Comment en sommes-nous arrivés là ? Cette question en appelle aussitôt une autre : jusqu’à quand allons-nous feindre, à chaque nouvelle percée du Front national, la surprise et la sidération ? S’il est en passe de devenir le premier parti de France, c’est aussi qu’une partie de nos élites intellectuelles, politiques et médiatiques a longtemps trouvé plus confortable de rester perchée sur Mars et de lui abandonner le monde. Surtout ses réalités déplaisantes, comme les problèmes que posent une immigration de masse d’origine extra-européenne en l’absence de politique d’intégration, la porosité de nos frontières, le prodigieux écho que rencontre l’islamisme dans nos banlieues, la poussée du communautarisme, du sexisme, de l’homophobie et de l’antisémitisme. Toutes réalités enfin officiellement admises en l’espace d’une nuit, entre le 13 et le 14 novembre.
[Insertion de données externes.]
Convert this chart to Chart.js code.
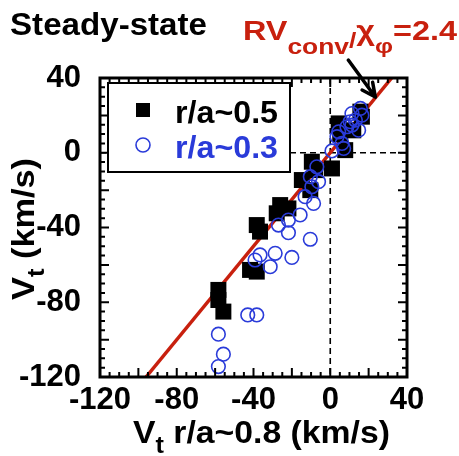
<!DOCTYPE html>
<html>
<head>
<meta charset="utf-8">
<script src="https://cdn.jsdelivr.net/npm/chart.js@4.4.1/dist/chart.umd.min.js"></script>
<style>
  body { margin: 0; background: #fff; }
  #wrap { width: 459px; height: 456px; }
</style>
</head>
<body>
<div id="wrap"><canvas id="vtChart" width="459" height="456"></canvas></div>
<script>
// r/a~0.5 (filled squares): x = Vt at r/a~0.8, y = Vt at r/a~0.5
const sqX = [4.4, 5.2, 12.0, 15.7, 16.5, 7.8, 0.9, -9.6, -7.8, -14.8, -10.4, -26.1, -21.8, -27.9, -38.3, -36.6, -41.8, -38.3, -58.3, -58.3, -55.7];
const sqY = [15.7, 10.0, 12.0, 22.0, 19.3, 1.4, -8.4, -4.8, -9.3, -14.6, -20.0, -28.0, -29.8, -32.4, -38.7, -42.2, -62.7, -63.6, -73.4, -78.8, -85.0];

// r/a~0.3 (open circles)
const ciX = [15.7, 16.5, 11.3, 13.1, 11.3, 14.8, 8.7, 4.4, 3.5, 6.1, 7.0, 0.9, 10.4, -7.0, -6.1, -10.4, -9.6, -13.1, -8.7, -15.7, -21.8, -27.0, -21.8, -10.4, -28.7, -36.6, -39.2, -31.3, -20.0, -43.0, -38.3, -58.3, -55.7, -58.3];
const ciY = [23.7, 20.1, 21.0, 17.5, 14.8, 12.1, 13.9, 11.2, 8.6, 5.0, 2.3, 1.0, 16.6, -7.5, -15.5, -12.8, -18.2, -23.5, -27.1, -33.3, -36.0, -38.7, -42.8, -46.3, -53.8, -54.7, -57.4, -61.0, -56.0, -86.8, -86.8, -97.1, -107.8, -114.4];

// model line RVconv/chi = 2.4
const fitX = [-96, 32];
const fitY = [-120, 40];

const axisMin = -120, axisMax = 40;
const tickStep = 40;

const FONT = '"Liberation Sans", Arial, sans-serif';
const BLUE = '#2a3bd9';
const RED = '#c8200e';

const pts = (xs, ys) => xs.map((x, i) => ({ x: x, y: ys[i] }));

// draw text pieces (for subscripts), optionally squeezed to a width
function richText(ctx, parts, x, y, color, width, rot) {
  ctx.save();
  let w = 0;
  parts.forEach(p => { ctx.font = `bold ${p[1]}px ${FONT}`; w += ctx.measureText(p[0]).width; });
  ctx.translate(x, y);
  if (rot) ctx.rotate(rot);
  if (width) ctx.scale(width / w, 1);
  ctx.fillStyle = color;
  ctx.textBaseline = 'alphabetic';
  let cx = 0;
  parts.forEach(p => {
    ctx.font = `bold ${p[1]}px ${FONT}`;
    ctx.fillText(p[0], cx, p[2]);
    cx += ctx.measureText(p[0]).width;
  });
  ctx.restore();
}

const decor = {
  id: 'decor',
  beforeDatasetsDraw(chart) {
    const { ctx, chartArea: a, scales: { x, y } } = chart;
    ctx.save();
    ctx.strokeStyle = '#000';
    ctx.lineWidth = 1.6;
    ctx.setLineDash([6, 4]);
    ctx.beginPath();
    ctx.moveTo(x.getPixelForValue(0), a.top);
    ctx.lineTo(x.getPixelForValue(0), a.bottom);
    ctx.moveTo(a.left, y.getPixelForValue(0));
    ctx.lineTo(a.right, y.getPixelForValue(0));
    ctx.stroke();
    ctx.restore();
  },
  afterDatasetsDraw(chart) {
    const { ctx, chartArea: a, scales: { x, y } } = chart;
    ctx.save();

    // frame + inward ticks
    ctx.strokeStyle = '#000';
    ctx.lineWidth = 3;
    ctx.strokeRect(a.left, a.top, a.right - a.left, a.bottom - a.top);
    ctx.lineWidth = 2;
    ctx.beginPath();
    for (let v = axisMin; v <= axisMax; v += 5) {
      const len = v % 20 === 0 ? 9 : 5;
      const px = x.getPixelForValue(v), py = y.getPixelForValue(v);
      ctx.moveTo(px, a.bottom); ctx.lineTo(px, a.bottom - len);
      ctx.moveTo(px, a.top); ctx.lineTo(px, a.top + len);
      ctx.moveTo(a.left, py); ctx.lineTo(a.left + len, py);
      ctx.moveTo(a.right, py); ctx.lineTo(a.right - len, py);
    }
    ctx.stroke();

    // legend box
    const sq = chart.data.datasets[1], ci = chart.data.datasets[0];
    ctx.fillStyle = '#fff';
    ctx.fillRect(108, 83, 182, 89);
    ctx.lineWidth = 2;
    ctx.strokeRect(108, 83, 182, 89);
    ctx.fillStyle = sq.backgroundColor;
    ctx.fillRect(136, 103, 14, 14);
    ctx.strokeStyle = ci.borderColor;
    ctx.lineWidth = 1.6;
    ctx.beginPath();
    ctx.arc(143, 145, 7, 0, Math.PI * 2);
    ctx.stroke();
    richText(ctx, [[sq.label, 32, 0]], 175, 123, '#000', 103);
    richText(ctx, [[ci.label, 32, 0]], 175, 158, BLUE, 103);

    // arrow pointing at the model line
    const x0 = x.getPixelForValue(9.4), y0 = y.getPixelForValue(49.6);
    const x1 = x.getPixelForValue(23.5), y1 = y.getPixelForValue(29.8);
    const ang = Math.atan2(y1 - y0, x1 - x0);
    ctx.strokeStyle = '#000';
    ctx.lineWidth = 3.5;
    ctx.lineCap = 'round';
    ctx.beginPath();
    ctx.moveTo(x0, y0); ctx.lineTo(x1, y1);
    ctx.moveTo(x1, y1); ctx.lineTo(x1 - 15 * Math.cos(ang - 0.45), y1 - 15 * Math.sin(ang - 0.45));
    ctx.moveTo(x1, y1); ctx.lineTo(x1 - 15 * Math.cos(ang + 0.45), y1 - 15 * Math.sin(ang + 0.45));
    ctx.stroke();
    ctx.restore();

    // texts
    richText(ctx, [['Steady-state', 31, 0]], 10, 35, '#000', 197);
    richText(ctx, [['RV', 27, 0], ['conv', 22, 14], ['/', 22, 8], ['\u03c7', 27, 0], ['\u03c6', 21, 13], ['=2.4', 27, 0]], 243, 40, RED, 214);
    richText(ctx, [['V', 32, 0], ['t', 24, 10], [' r/a~0.8 (km/s)', 32, 0]], 133, 443, '#000', 257);
    richText(ctx, [['V', 32, 0], ['t', 24, 10], [' (km/s)', 32, 0]], 34, 300, '#000', 142, -Math.PI / 2);
  }
};

const tickFont = { family: FONT, size: 31, weight: 'bold' };

new Chart(document.getElementById('vtChart').getContext('2d'), {
  type: 'scatter',
  data: {
    datasets: [
      {
        label: 'r/a~0.3',
        data: pts(ciX, ciY),
        pointStyle: 'circle',
        pointRadius: 6.8,
        borderColor: BLUE,
        borderWidth: 1.6,
        backgroundColor: 'rgba(0,0,0,0)'
      },
      {
        label: 'r/a~0.5',
        data: pts(sqX, sqY),
        pointStyle: 'rect',
        pointRadius: 11.3,
        borderWidth: 0,
        borderColor: '#000',
        backgroundColor: '#000'
      },
      {
        label: 'model',
        data: pts(fitX, fitY),
        showLine: true,
        borderColor: RED,
        borderWidth: 3.5,
        pointRadius: 0
      }
    ]
  },
  options: {
    responsive: false,
    animation: false,
    events: [],
    layout: { padding: { top: 78, right: 52, left: 0, bottom: 0 } },
    plugins: {
      legend: { display: false },
      tooltip: { enabled: false }
    },
    scales: {
      x: {
        min: axisMin,
        max: axisMax,
        afterFit: s => { s.height = 79; },
        grid: { display: false },
        border: { display: false },
        ticks: { stepSize: tickStep, font: tickFont, color: '#000', padding: -3, maxRotation: 0 }
      },
      y: {
        min: axisMin,
        max: axisMax,
        afterFit: s => { s.width = 100; },
        grid: { display: false },
        border: { display: false },
        ticks: { stepSize: tickStep, font: tickFont, color: '#000', padding: 11 }
      }
    }
  },
  plugins: [decor]
});
</script>
</body>
</html>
Bien tard pour regagner une quelconque crédibilité.

Peu de temps auparavant, rappelons qu’il se trouvait encore de bons apôtres du politiquement correct pour parler de " terrorisme dit “islamiste” ", car il ne pouvait s’agir, cela va de soi, que d’une lubie aux relents racistes. Pour cette vision théologico-tiers-mondiste qui ne souffre aucun démenti en provenance des faits, l’axiome est intangible : le mal ne saurait surgir du camp du bien, celui des prétendus " damnés de la terre ". Enivrés par leur folle reductio ad lepenum, certains ont même réussi l’exploit de céder la souveraineté et la laïcité à Marine Le Pen. Ou plutôt cet abominable " laïcisme " en lequel Emmanuel Todd voyait déjà, dès le printemps 2015, un ennemi cent fois plus redoutable que l’islamisme radical. On apprendra dans la foulée, par lui et par d’autres idiots utiles du FN, que les tueurs djihadistes étaient en fait des victimes (des discriminations, du chômage, etc.), et que les vrais coupables ne seraient autres que les " islamophobes ". On a aussi entendu un cinéaste expliquer que les massacres de Charlie avaient… " la sale gueule de Marine Le Pen ".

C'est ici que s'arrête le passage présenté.